How To Get Your Wife Back After a Separation – Strategy For Success!
Marriage is a fragile relationship. If you bump it once too many times, rub it the wrong way or drop it, you can all of a sudden find yourself staring at a hundred pieces lying shattered at your feet – the most integral piece being your wife. Whatever the circumstances may be that have brought you to this article you are, no doubt, wondering how to get your wife back after a separation.
First, I just want to encourage you that you are not alone. Many husbands have been at this point and have implemented a plan for saving their marriage and, by following it have been successful in, getting their wives back. There is no magic formula that tells you how to get your wife back after a separation, but there certainly are some very effective steps you can take that will, all but, guarantee your success.
I want to share with you some vital tips and advice I hope you will take to heart, and apply, as you contemplate how to get your wife back after a separation:
Tip 1: Don’t give up! You must be tenacious but not obnoxious. Make up your mind that you are going to give everything you have, and do everything within your power, to win back your wife. You need to make a pact with yourself that you will leave no stone unturned… that you will leave nothing on the table, or if you are a sports fanatic, that you will “leave everything on the field”, as you put your heart and soul into rescuing your marriage. With this in mind, you must not come across as pushy, bothersome or obnoxious. Stop calling, texting, emailing or whatever other “ing” you may be doing. Your wife left because she needed time away from you to think about things and reassess your relationship. If you respect her by giving her time and space it will pay dividends in the days to come. Yes, make up your mind to not give up but be patient in the process – give her time. This is your first piece in the puzzle of how to get your wife back after a separation.

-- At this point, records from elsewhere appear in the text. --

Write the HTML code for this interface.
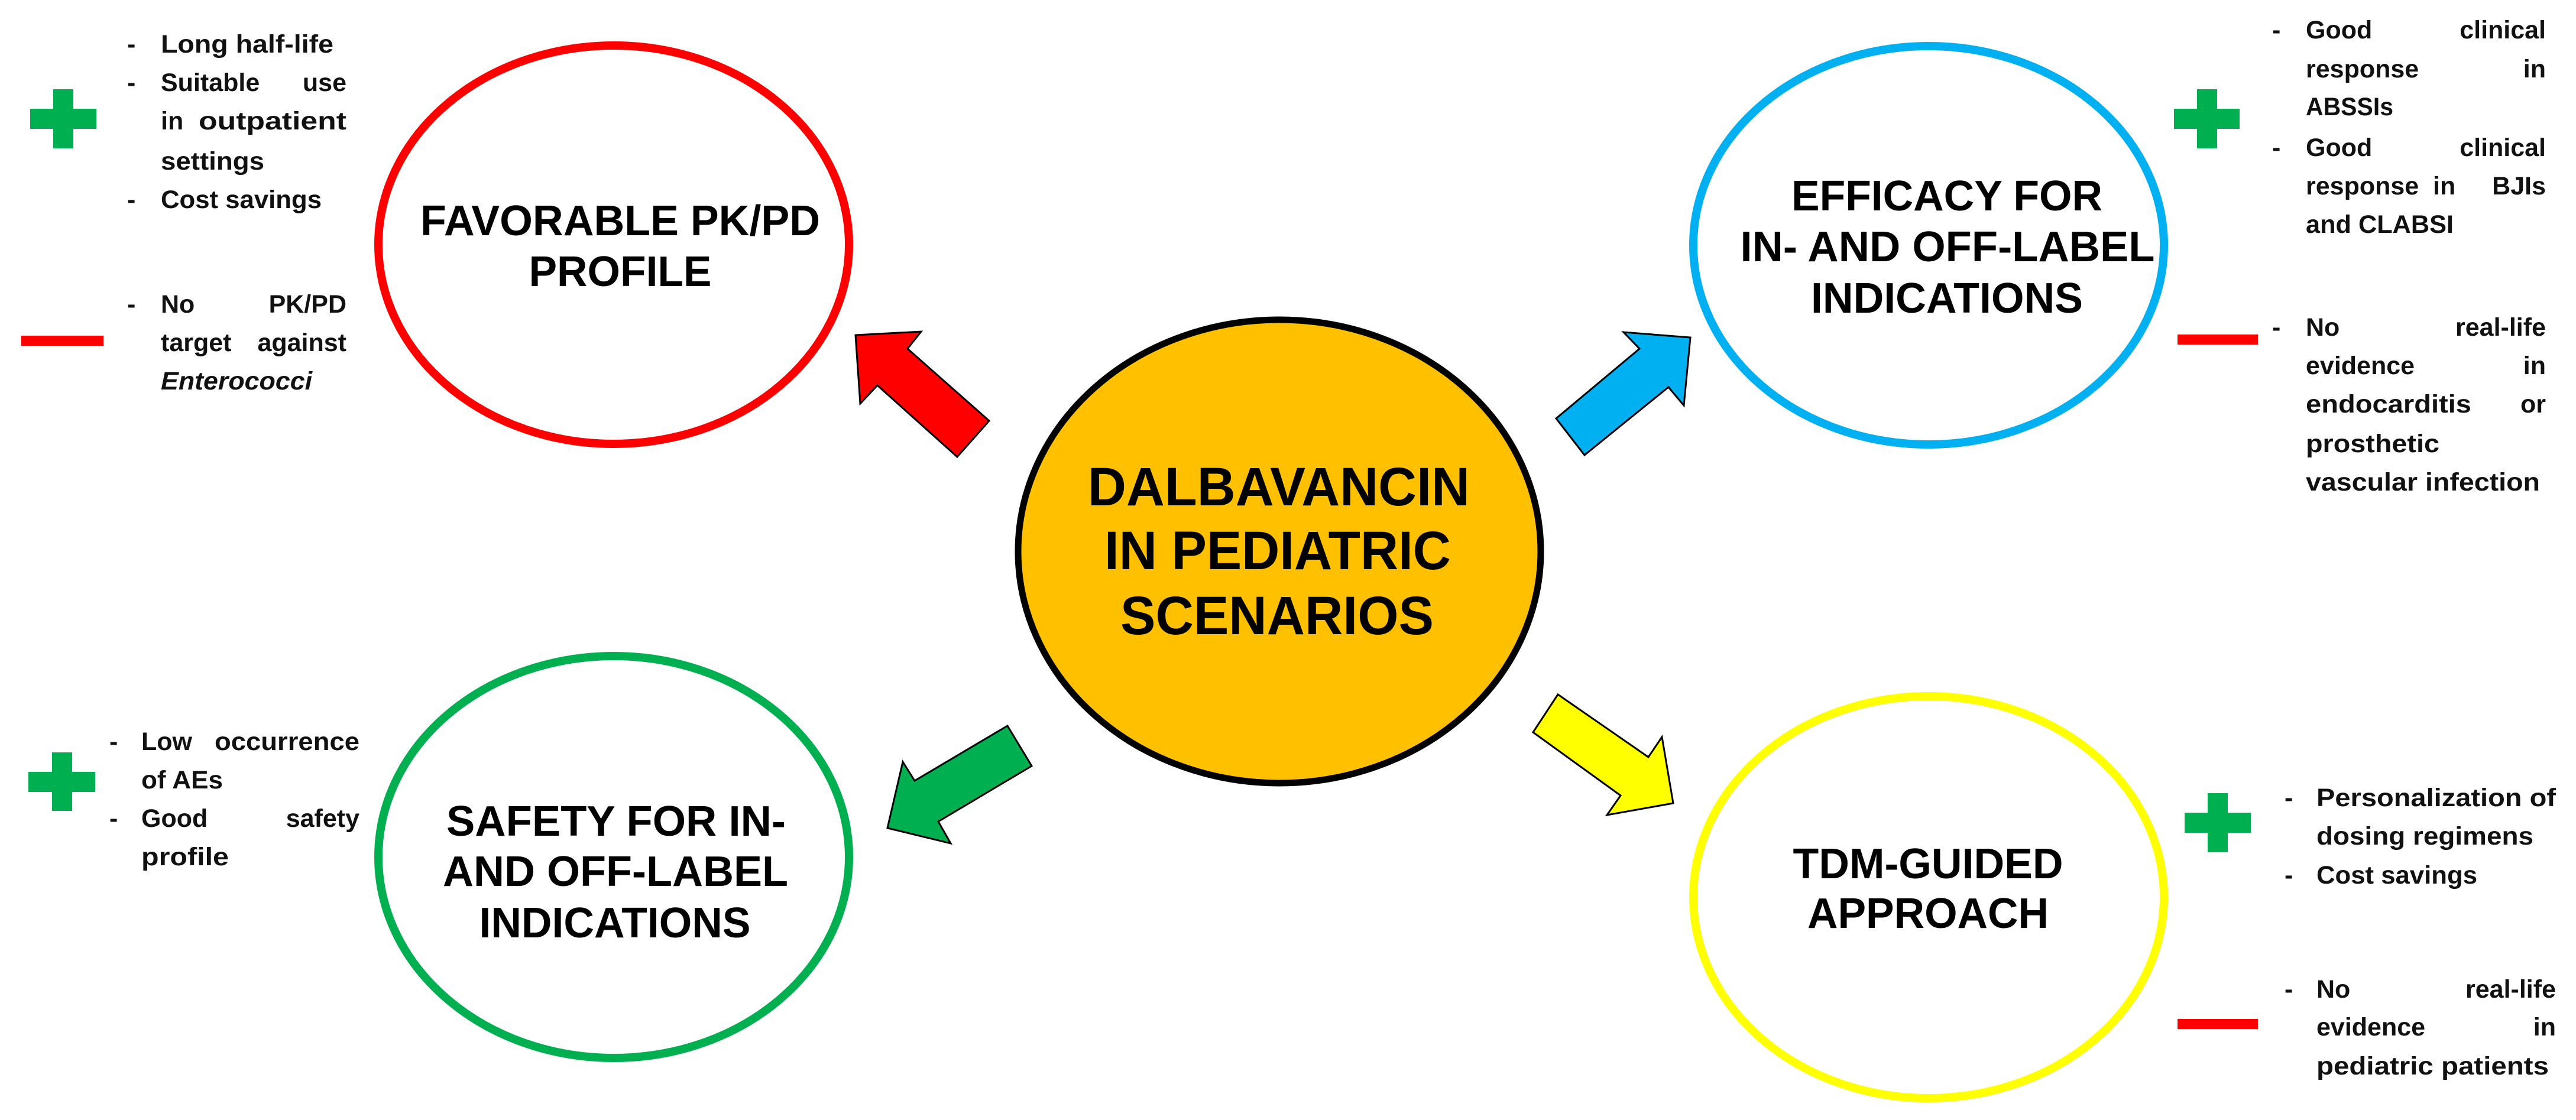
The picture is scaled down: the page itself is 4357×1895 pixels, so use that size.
<!DOCTYPE html>
<html><head><meta charset="utf-8"><style>
html,body{margin:0;padding:0;background:#fff}
svg{display:block}
.b{font-family:"Liberation Sans",Arial,sans-serif;font-weight:bold;font-size:43px;fill:#111}
.t{font-family:"Liberation Sans",Arial,sans-serif;font-weight:bold;font-size:72px;fill:#000;text-anchor:middle}
.c{font-family:"Liberation Sans",Arial,sans-serif;font-weight:bold;font-size:92px;fill:#000;text-anchor:middle}
.e{text-anchor:end}
</style></head><body>
<svg width="4357" height="1895" viewBox="0 0 4357 1895" xmlns="http://www.w3.org/2000/svg">
<ellipse cx="1038" cy="414" rx="398" ry="337" fill="#fff" stroke="#FF0000" stroke-width="14"/>
<ellipse cx="3262" cy="415" rx="398" ry="337" fill="#fff" stroke="#00B0F0" stroke-width="14"/>
<ellipse cx="1038" cy="1450" rx="398" ry="340" fill="#fff" stroke="#00B050" stroke-width="14"/>
<ellipse cx="3262" cy="1518" rx="398" ry="340" fill="#fff" stroke="#FFFF00" stroke-width="14"/>
<ellipse cx="2164" cy="933" rx="442" ry="392" fill="#FFC000" stroke="#000" stroke-width="11"/>
<polygon points="1447,567 1558,561 1535,590 1673,712 1619,773 1484,652 1455,683" fill="#FF0000" stroke="#000" stroke-width="3"/>
<polygon points="2859,571 2848,686 2822,655 2680,770 2632,708 2773,590 2746,562" fill="#00B0F0" stroke="#000" stroke-width="3"/>
<polygon points="1501,1401 1527,1289 1547,1321 1704,1228 1745,1296 1587,1390 1608,1427" fill="#00B050" stroke="#000" stroke-width="3"/>
<polygon points="2830,1359 2718,1379 2741,1346 2593,1239 2635,1175 2788,1281 2811,1247" fill="#FFFF00" stroke="#000" stroke-width="3"/>
<text class="t" x="1049" y="398" textLength="676" lengthAdjust="spacingAndGlyphs">FAVORABLE PK/PD</text>
<text class="t" x="1049" y="484" textLength="309" lengthAdjust="spacingAndGlyphs">PROFILE</text>
<text class="t" x="3293" y="356" textLength="526" lengthAdjust="spacingAndGlyphs">EFFICACY FOR</text>
<text class="t" x="3294" y="442" textLength="701" lengthAdjust="spacingAndGlyphs">IN- AND OFF-LABEL</text>
<text class="t" x="3293" y="529" textLength="460" lengthAdjust="spacingAndGlyphs">INDICATIONS</text>
<text class="t" x="1042" y="1414" textLength="574" lengthAdjust="spacingAndGlyphs">SAFETY FOR IN-</text>
<text class="t" x="1041" y="1499" textLength="584" lengthAdjust="spacingAndGlyphs">AND OFF-LABEL</text>
<text class="t" x="1040" y="1586" textLength="459" lengthAdjust="spacingAndGlyphs">INDICATIONS</text>
<text class="t" x="3261" y="1486" textLength="457" lengthAdjust="spacingAndGlyphs">TDM-GUIDED</text>
<text class="t" x="3261" y="1570" textLength="408" lengthAdjust="spacingAndGlyphs">APPROACH</text>
<text class="c" x="2163" y="855" textLength="646" lengthAdjust="spacingAndGlyphs">DALBAVANCIN</text>
<text class="c" x="2161" y="963" textLength="586" lengthAdjust="spacingAndGlyphs">IN PEDIATRIC</text>
<text class="c" x="2160" y="1073" textLength="530" lengthAdjust="spacingAndGlyphs">SCENARIOS</text>
<g fill="#00B050">
<rect x="51" y="184" width="112" height="34"/><rect x="90" y="151" width="34" height="100"/>
<rect x="48" y="1306" width="113" height="34"/><rect x="88" y="1273" width="34" height="99"/>
<rect x="3677" y="184" width="111" height="34"/><rect x="3716" y="151" width="34" height="100"/>
<rect x="3695" y="1375" width="112" height="34"/><rect x="3734" y="1342" width="34" height="100"/>
</g>
<g fill="#FF0000">
<rect x="36" y="568" width="139" height="17"/>
<rect x="3683" y="566" width="136" height="17"/>
<rect x="3683" y="1724" width="136" height="17"/>
</g>
<g class="b">
<text x="215" y="89">-</text><text x="272" y="89" textLength="292" lengthAdjust="spacingAndGlyphs">Long half-life</text>
<text x="215" y="154">-</text><text x="272" y="154">Suitable</text><text class="e" x="586" y="154">use</text>
<text x="272" y="219">in</text><text class="e" x="586" y="219" textLength="250" lengthAdjust="spacingAndGlyphs">outpatient</text>
<text x="272" y="287" textLength="175" lengthAdjust="spacingAndGlyphs">settings</text>
<text x="215" y="352">-</text><text x="272" y="352" textLength="272" lengthAdjust="spacingAndGlyphs">Cost savings</text>
<text x="215" y="529">-</text><text x="272" y="529">No</text><text class="e" x="586" y="529">PK/PD</text>
<text x="272" y="594">target</text><text class="e" x="586" y="594">against</text>
<text x="272" y="659" font-style="italic" textLength="256" lengthAdjust="spacingAndGlyphs">Enterococci</text>
</g>
<g class="b">
<text x="185" y="1269">-</text><text x="239" y="1269">Low</text><text class="e" x="608" y="1269" textLength="245" lengthAdjust="spacingAndGlyphs">occurrence</text>
<text x="239" y="1334" textLength="138" lengthAdjust="spacingAndGlyphs">of AEs</text>
<text x="185" y="1399">-</text><text x="239" y="1399">Good</text><text class="e" x="608" y="1399">safety</text>
<text x="239" y="1464" textLength="148" lengthAdjust="spacingAndGlyphs">profile</text>
</g>
<g class="b">
<text x="3843" y="65">-</text><text x="3900" y="65">Good</text><text class="e" x="4306" y="65">clinical</text>
<text x="3900" y="131">response</text><text class="e" x="4306" y="131">in</text>
<text x="3900" y="195" textLength="148" lengthAdjust="spacingAndGlyphs">ABSSIs</text>
<text x="3843" y="264">-</text><text x="3900" y="264">Good</text><text class="e" x="4306" y="264">clinical</text>
<text x="3900" y="329">response</text><text x="4115" y="329">in</text><text class="e" x="4306" y="329">BJIs</text>
<text x="3900" y="394" textLength="250" lengthAdjust="spacingAndGlyphs">and CLABSI</text>
<text x="3843" y="568">-</text><text x="3900" y="568">No</text><text class="e" x="4306" y="568">real-life</text>
<text x="3900" y="633">evidence</text><text class="e" x="4306" y="633">in</text>
<text x="3900" y="698" textLength="280" lengthAdjust="spacingAndGlyphs">endocarditis</text><text class="e" x="4306" y="698">or</text>
<text x="3900" y="765" textLength="226" lengthAdjust="spacingAndGlyphs">prosthetic</text>
<text x="3900" y="830" textLength="396" lengthAdjust="spacingAndGlyphs">vascular infection</text>
</g>
<g class="b">
<text x="3864" y="1364">-</text><text x="3918" y="1364" textLength="405" lengthAdjust="spacingAndGlyphs">Personalization of</text>
<text x="3918" y="1429" textLength="367" lengthAdjust="spacingAndGlyphs">dosing regimens</text>
<text x="3864" y="1495">-</text><text x="3918" y="1495" textLength="272" lengthAdjust="spacingAndGlyphs">Cost savings</text>
<text x="3864" y="1688">-</text><text x="3918" y="1688">No</text><text class="e" x="4323" y="1688">real-life</text>
<text x="3918" y="1752">evidence</text><text class="e" x="4323" y="1752">in</text>
<text x="3918" y="1818" textLength="393" lengthAdjust="spacingAndGlyphs">pediatric patients</text>
</g>
</svg>
</body></html>
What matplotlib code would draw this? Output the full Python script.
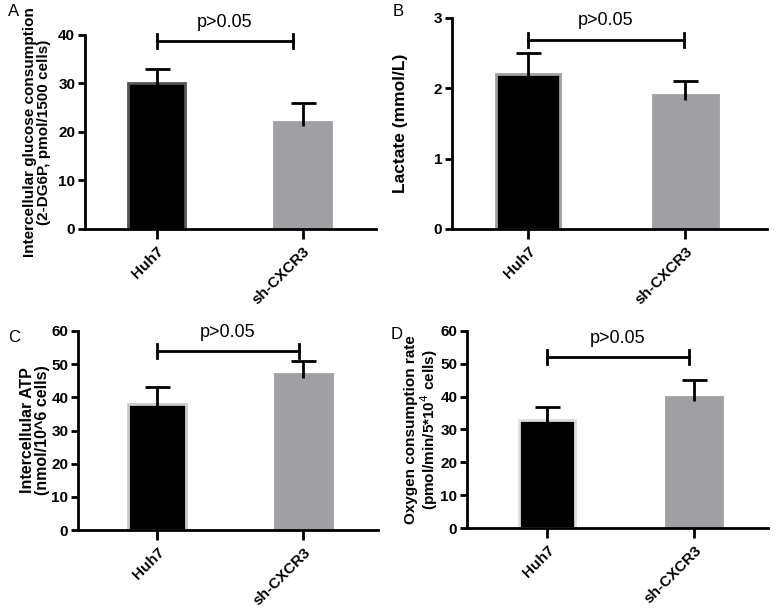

Tip 2: Get marriage counseling. Often a third-party, neutral listener and adviser, can make a huge difference in helping to work through issues and concerns. They are impartial and unbiased, calm, cool and collected, and can offer wisdom and solutions that are often overlooked by the couple who are “in the heat of the battle”. If your wife will agree to counseling great, if not, I suggest you go alone. By taking this step you will show her that you are very serious about your marriage and more than likely she will soon follow. This is the second strategic piece in the, “how to get your wife back after a separation”, puzzle. There are some great online marriage counseling programs that are available that may be a good idea for your first step.
Tip 3: Change! Be real with yourself – I’m talking brutally honest here. You need to “man-up”. Your wife didn’t leave just because you left the toilet seat up one too many times! There are some real serious issues that you are going to have to take an honest look at and come up with ways of replacing them with new, positive and constructive habits and attitudes. Consider the things your wife complained about and the things that bothered her. If they are legitimate then change them. There can be no excuses here, no ifs, ands, ors or buts. You must be willing to set your pride aside and realize you are going to have to do some things differently if you want your marriage to work. Change is the third monumental, and perhaps the pivotal, piece in the “how to get your wife back after a separation” puzzle.
Tip 4: Do NOT blame her. Yes, there are always two sides but the only side you can have any effect on, the only side you can change, is yours. If you will commit to bettering yourself and becoming the man she desires and deserves, I can all but guarantee, she will not only come back to you but that she will also commit to working on and changing the things in her life that may have added to the marital difficulties. No one wins in a finger-pointing contest so don’t even try it. Besides, when we point our finger, three are always pointing back at us! Refusing to blame your wife is the fourth piece in the puzzle of how to get your wife back after a separation.
Tip 5: Let her know you appreciate her. Far too often we take our spouses for granted. We stop doing and saying those “little” things that, in truth, make such a big difference over the long-haul. Your wife needs to know that she is valued and appreciated by you. Apologize for overlooking the many things she does, and is to you, and vocalize how much she means to you. I know it is such an over-used line, but in reality it holds true… our wives really do “complete” us – so follow in the footsteps of Jerry Maguire and let her know that she is such a vital part of your life and that she really does “complete” you! It may sound cheesy, but women really do love that kind of stuff. But don’t use it as a gimmick, my friend, you must mean it and speak it from a genuine heart – she will sense a fake a mile a way!